With the slope ${ m }$ calculated, the next step is to find the y-intercept, denoted as ${ b }$ . The y-intercept is the point where the line of best fit crosses the y-axis, which occurs when ${ x = 0 }$ . The formula to calculate the y-intercept is:

${ b = \bar{y} - m \bar{x} }$

Where ${ \bar{y} }$ is the mean of the ${ y }$ values, ${ m }$ is the slope we calculated in the previous step, and ${ \bar{x} }$ is the mean of the ${ x }$ values. We already have these values:

${ \bar{y} = 8.4 }$
${ m \approx 0.894 }$
${ \bar{x} = 8.8 }$

Now, we can plug these values into the formula to find ${ b }$ :

${ b = 8.4 - 0.894 \times 8.8 }$

${ b = 8.4 - 7.8672 }$

${ b \approx 0.533 }$

Therefore, the y-intercept of the line of best fit is approximately 0.533. This value tells us that when ${ x = 0 }$ , the predicted value of ${ y }$ is 0.533. The y-intercept is a crucial component of the line of best fit equation, as it provides the starting point of the line on the y-axis. Understanding the y-intercept in the context of the data can sometimes provide valuable insights. For instance, if we were analyzing sales data, the y-intercept might represent the base level of sales when no marketing efforts are applied.
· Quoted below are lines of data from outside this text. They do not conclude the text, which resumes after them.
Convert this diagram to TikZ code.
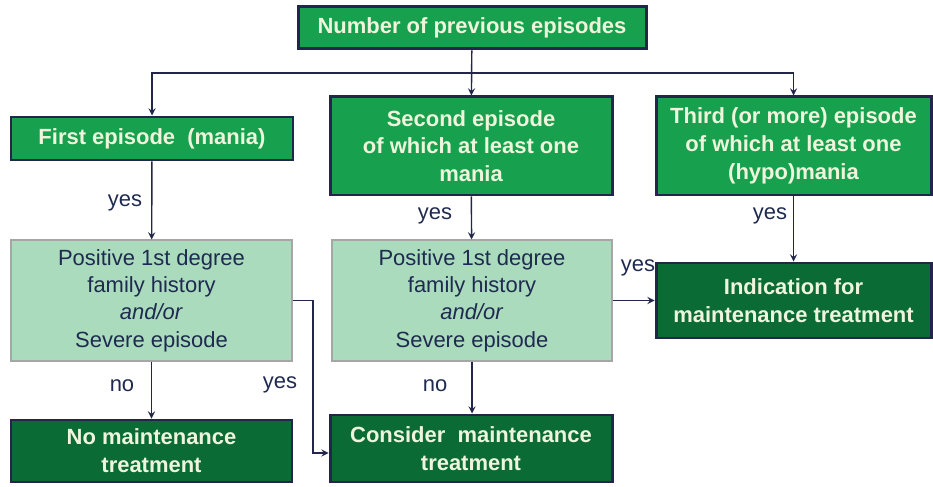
\documentclass[tikz,border=0pt]{standalone}
\usepackage{fontspec}
\setmainfont{Liberation Sans}
\usetikzlibrary{arrows}
\definecolor{navy}{HTML}{22264A}
\definecolor{midgreen}{HTML}{17A04D}
\definecolor{darkgreen}{HTML}{0B6B34}
\definecolor{lightgreen}{HTML}{A9DBBC}
\definecolor{boxtext}{HTML}{EEF5DC}
\definecolor{labeltext}{HTML}{1F2A50}
\begin{document}
\begin{tikzpicture}[
        question/.style={rectangle, draw=navy, line width=1.7pt, fill=midgreen, text=boxtext, font=\fontsize{12.5}{15.8}\selectfont\bfseries, align=center, inner sep=0pt},
        check/.style={rectangle, draw=gray!70, line width=0.6pt, fill=lightgreen, text=labeltext, font=\fontsize{12.5}{15.5}\selectfont, align=center, inner sep=0pt},
        outcome/.style={rectangle, draw=navy, line width=1.7pt, fill=darkgreen, text=boxtext, font=\fontsize{12.5}{15.8}\selectfont\bfseries, align=center, inner sep=0pt},
        answer/.style={text=labeltext, font=\fontsize{12.5}{15}\selectfont},
        arrow/.style={->, >=stealth, line width=0.8pt, navy}
    ]
        \useasboundingbox (0,0) rectangle (18.66,-9.74);

        % === Top ===
        \node[question, minimum width=6.96cm, minimum height=0.84cm] (N) at (9.44,-0.56) {Number of previous episodes};

        % === Episodes ===
        \node[question, minimum width=5.64cm, minimum height=0.86cm] (E1) at (3.04,-2.77) {First episode~~(mania)};
        \node[question, minimum width=5.64cm, minimum height=1.96cm] (E2) at (9.42,-2.92) {Second episode\\of which at least one\\mania};
        \node[question, minimum width=5.5cm, minimum height=1.96cm] (E3) at (15.87,-2.92) {Third (or more) episode\\of which at least one\\(hypo)mania};

        % === Family history / severity ===
        \node[check, minimum width=5.62cm, minimum height=2.42cm] (F1) at (3.03,-6.01) {Positive 1st degree\\family history\\\textit{and/or}\\Severe episode};
        \node[check, minimum width=5.6cm, minimum height=2.42cm] (F2) at (9.44,-6.01) {Positive 1st degree\\family history\\\textit{and/or}\\Severe episode};

        % === Outcomes ===
        \node[outcome, minimum width=5.5cm, minimum height=1.5cm] (IND) at (15.87,-6.01) {Indication for\\maintenance treatment};
        \node[outcome, minimum width=5.62cm, minimum height=1.24cm] (NO) at (3.03,-9.02) {No maintenance\\treatment};
        \node[outcome, minimum width=5.64cm, minimum height=1.34cm] (CON) at (9.42,-8.97) {Consider~~maintenance\\treatment};

        \coordinate (split) at (9.44,-1.46);
        \coordinate (bend) at (6.26,-6.01);

        \draw[arrow] (N) -- (E2);
        \draw[arrow] (split) -| (E1);
        \draw[arrow] (split) -| (E3);
        \draw[arrow] (E1) -- (F1);
        \draw[arrow] (E2) -- (F2);
        \draw[arrow] (E3) -- (IND);
        \draw[arrow] (F2) -- (IND);
        \draw[arrow] (F1) -- (NO);
        \draw[arrow] (F2.south) -- (CON.north -| F2.south);
        \draw[arrow] (F1.east) -- (bend) |- ([yshift=-0.09cm]CON.west);

        \node[answer] (y1) at (2.5,-4.06) {yes};
        \node[answer] (y2) at (8.7,-4.32) {yes};
        \node[answer] (y3) at (15.4,-4.32) {yes};
        \node[answer] (y4) at (12.76,-5.36) {yes};
        \node[answer] (n1) at (2.44,-7.72) {no};
        \node[answer] (y5) at (5.6,-7.7) {yes};
        \node[answer] (n2) at (8.7,-7.72) {no};
\end{tikzpicture}
\end{document}
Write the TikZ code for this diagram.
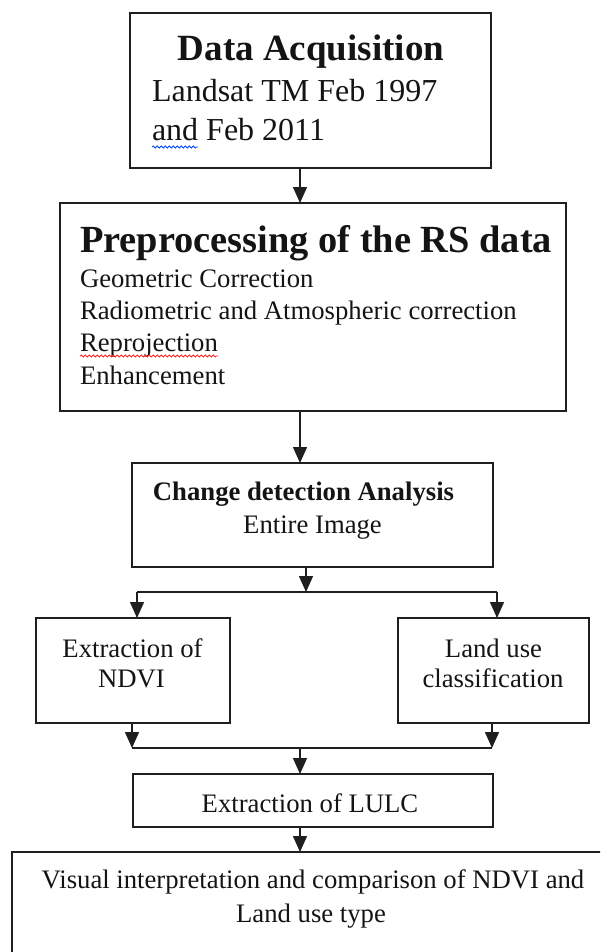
\documentclass[tikz,border=0pt]{standalone}
\usepackage{fontspec}
\setmainfont{Liberation Serif}
\usetikzlibrary{arrows.meta,decorations.pathmorphing}
\begin{document}
\begin{tikzpicture}[x=1pt,y=-1pt,
  box/.style={draw=black!88,line width=1.8pt,rectangle,inner sep=0pt,outer sep=0pt},
  arr/.style={draw=black!88,line width=1.4pt,-{Triangle[width=14pt,length=16pt]}},
  ln/.style={draw=black!88,line width=1.4pt},
  txt/.style={inner sep=0pt,outer sep=0pt,text=black!92},
  bigtitle/.style={txt,font=\fontsize{37}{44}\selectfont\bfseries},
  bodybig/.style={txt,font=\fontsize{32}{38}\selectfont},
  body/.style={txt,font=\fontsize{26.7}{32}\selectfont},
  bodyb/.style={txt,font=\fontsize{26.7}{32}\selectfont\bfseries},
  squig/.style={line width=0.8pt,decorate,decoration={snake,amplitude=1pt,segment length=4pt}}]

\useasboundingbox (0,0) rectangle (600,952);
\clip (0,0) rectangle (600,952);

% boxes
\node[box,minimum width=361pt,minimum height=155pt] (b1) at (310.5,90.5) {};
\node[box,minimum width=506pt,minimum height=208pt] (b2) at (313,307) {};
\node[box,minimum width=361pt,minimum height=104pt] (b3) at (312.5,515) {};
\node[box,minimum width=194pt,minimum height=105pt] (b4) at (133,670.5) {};
\node[box,minimum width=191pt,minimum height=105pt] (b5) at (493.5,670.5) {};
\node[box,minimum width=360pt,minimum height=53pt] (b6) at (313,800.5) {};
\node[box,minimum width=608pt,minimum height=140pt] (b7) at (316,922) {};

% texts
\node[bigtitle,anchor=base] (t1) at (311,61) {Data Acquisition};
\node[bodybig,anchor=base west] (t1a) at (152,102) {Landsat TM Feb 1997};
\node[bodybig,anchor=base west] (t1b) at (152,141) {and Feb 2011};

\node[txt,font=\fontsize{38.4}{44}\selectfont\bfseries,anchor=base west] (t2) at (80,252) {Preprocessing of the RS data};
\node[body,anchor=base west] (t2a) at (80,287) {Geometric Correction};
\node[body,anchor=base west] (t2b) at (80,319) {Radiometric and Atmospheric correction};
\node[body,anchor=base west] (t2c) at (80,351) {Reprojection};
\node[body,anchor=base west] (t2d) at (80,384) {Enhancement};

\node[bodyb,anchor=base] (t3) at (303.5,500) {Change detection Analysis};
\node[body,anchor=base] (t3a) at (312.5,533) {Entire Image};

\node[body,anchor=base] (t4) at (132.5,657) {Extraction of};
\node[body,anchor=base] (t4a) at (131.5,687) {NDVI};

\node[body,anchor=base] (t5) at (493.5,657) {Land use};
\node[body,anchor=base] (t5a) at (493,687) {classification};

\node[body,anchor=base] (t6) at (310,812) {Extraction of LULC};

\node[body,anchor=base] (t7) at (313,888) {Visual interpretation and comparison of NDVI and};
\node[body,anchor=base] (t7a) at (311,922) {Land use type};

% proofing squiggles
\draw[squig,draw=blue!75!cyan] (152,147) -- (198,147);
\draw[squig,draw=red!85] (80,356) -- (218,356);

% helper coordinates
\coordinate (sp) at (300,0);
\coordinate (s3) at (306,0);
\coordinate (lx) at (137,592);
\coordinate (rx) at (497,592);
\coordinate (ly) at (132,748);
\coordinate (ry) at (492,748);

% connectors
\draw[arr] (b1.south -| sp) -- (b2.north -| sp);
\draw[arr] (b2.south -| sp) -- (b3.north -| sp);
\draw[arr] (b3.south -| s3) -- (s3 |- lx);
\draw[ln] (lx) -- (rx);
\draw[arr] (lx) -- (b4.north -| lx);
\draw[arr] (rx) -- (b5.north -| rx);
\draw[arr] (b4.south -| ly) -- (ly);
\draw[arr] (b5.south -| ry) -- (ry);
\draw[ln] (ly) -- (ry);
\draw[arr] (ly -| sp) -- (b6.north -| sp);
\draw[arr] (b6.south -| sp) -- (b7.north -| sp);
\end{tikzpicture}
\end{document}
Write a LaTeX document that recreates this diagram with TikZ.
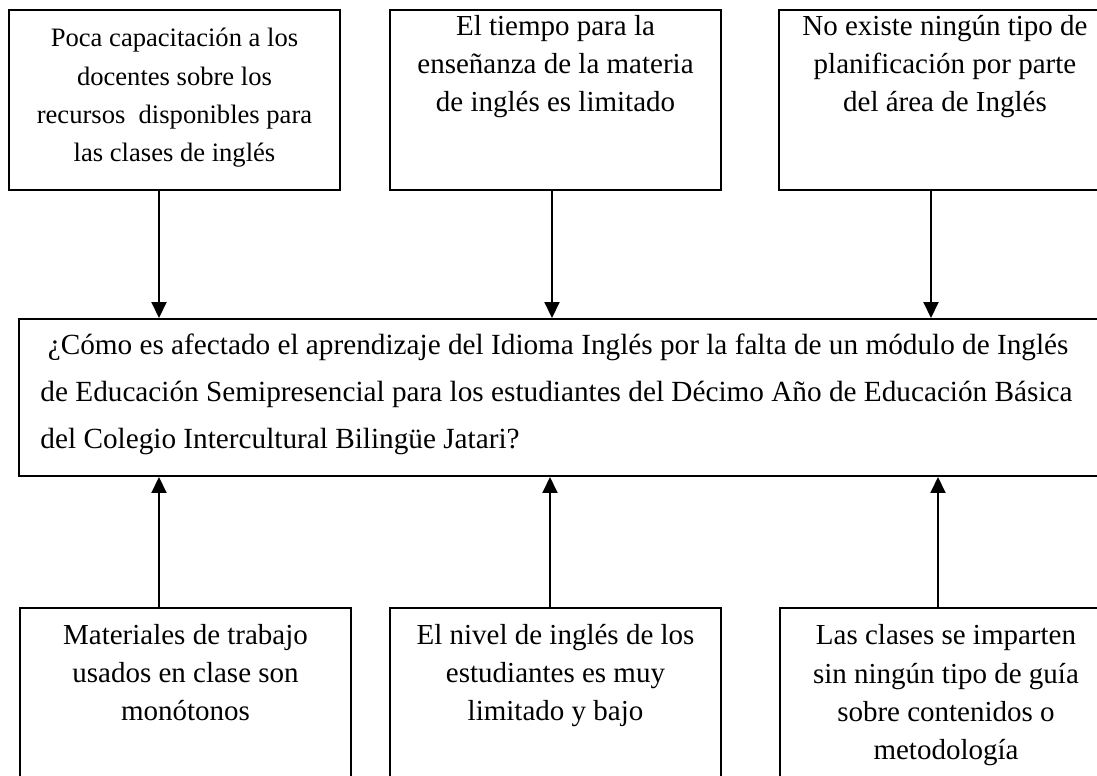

The Equation of the Line of Best Fit

Now that we have calculated both the slope ${ m }$ and the y-intercept ${ b }$ , we can write the equation of the line of best fit. The slope-intercept form of a linear equation is:

${ y = mx + b }$

We found that the slope ${ m }$ is approximately 0.894, and the y-intercept ${ b }$ is approximately 0.533. Plugging these values into the equation gives us:

${ y = 0.894x + 0.533 }$

This is the equation of the line of best fit for the given data, with the slope and y-intercept rounded to three decimal places. This equation allows us to make predictions about the relationship between ${ x }$ and ${ y }$ . For example, if we wanted to predict the value of ${ y }$ for a given value of ${ x }$ , we could simply substitute that value into the equation. The line of best fit is a powerful tool for understanding and predicting trends in data. It provides a simplified model of the relationship between two variables and can be used to make informed decisions based on the available data. It’s important to remember that the line of best fit is a model, and like all models, it is an approximation of reality. The accuracy of the predictions made using the line depends on how well the line fits the data. In some cases, a linear model may not be the best fit, and other types of models, such as quadratic or exponential models, may be more appropriate. However, for many datasets, the line of best fit provides a valuable and easy-to-interpret representation of the data.

Conclusion

In summary, we have successfully determined the equation of the line of best fit for the given dataset. We started by understanding the data, then calculated the means of the ${ x }$ and ${ y }$ values. Next, we computed the slope ${ m }$ using the formula that involves the sums of the products and squares of the differences from the means. After finding the slope, we calculated the y-intercept ${ b }$ using the formula ${ b = \bar{y} - m \bar{x} }$ . Finally, we combined the slope and y-intercept to write the equation of the line of best fit in slope-intercept form:

${ y = 0.894x + 0.533 }$

This equation represents the line of best fit for the provided data points, with the slope and y-intercept rounded to three decimal places. The line of best fit is an essential tool in data analysis, allowing us to understand the relationship between two variables and make predictions. The process we followed involves several key statistical concepts and calculations, including means, slopes, and y-intercepts. Understanding these concepts is crucial for anyone working with data, whether in academic research, business analysis, or other fields. The ability to find the line of best fit empowers us to make informed decisions and draw meaningful conclusions from data. By following these steps, you can confidently find the line of best fit for any dataset and use it to gain valuable insights.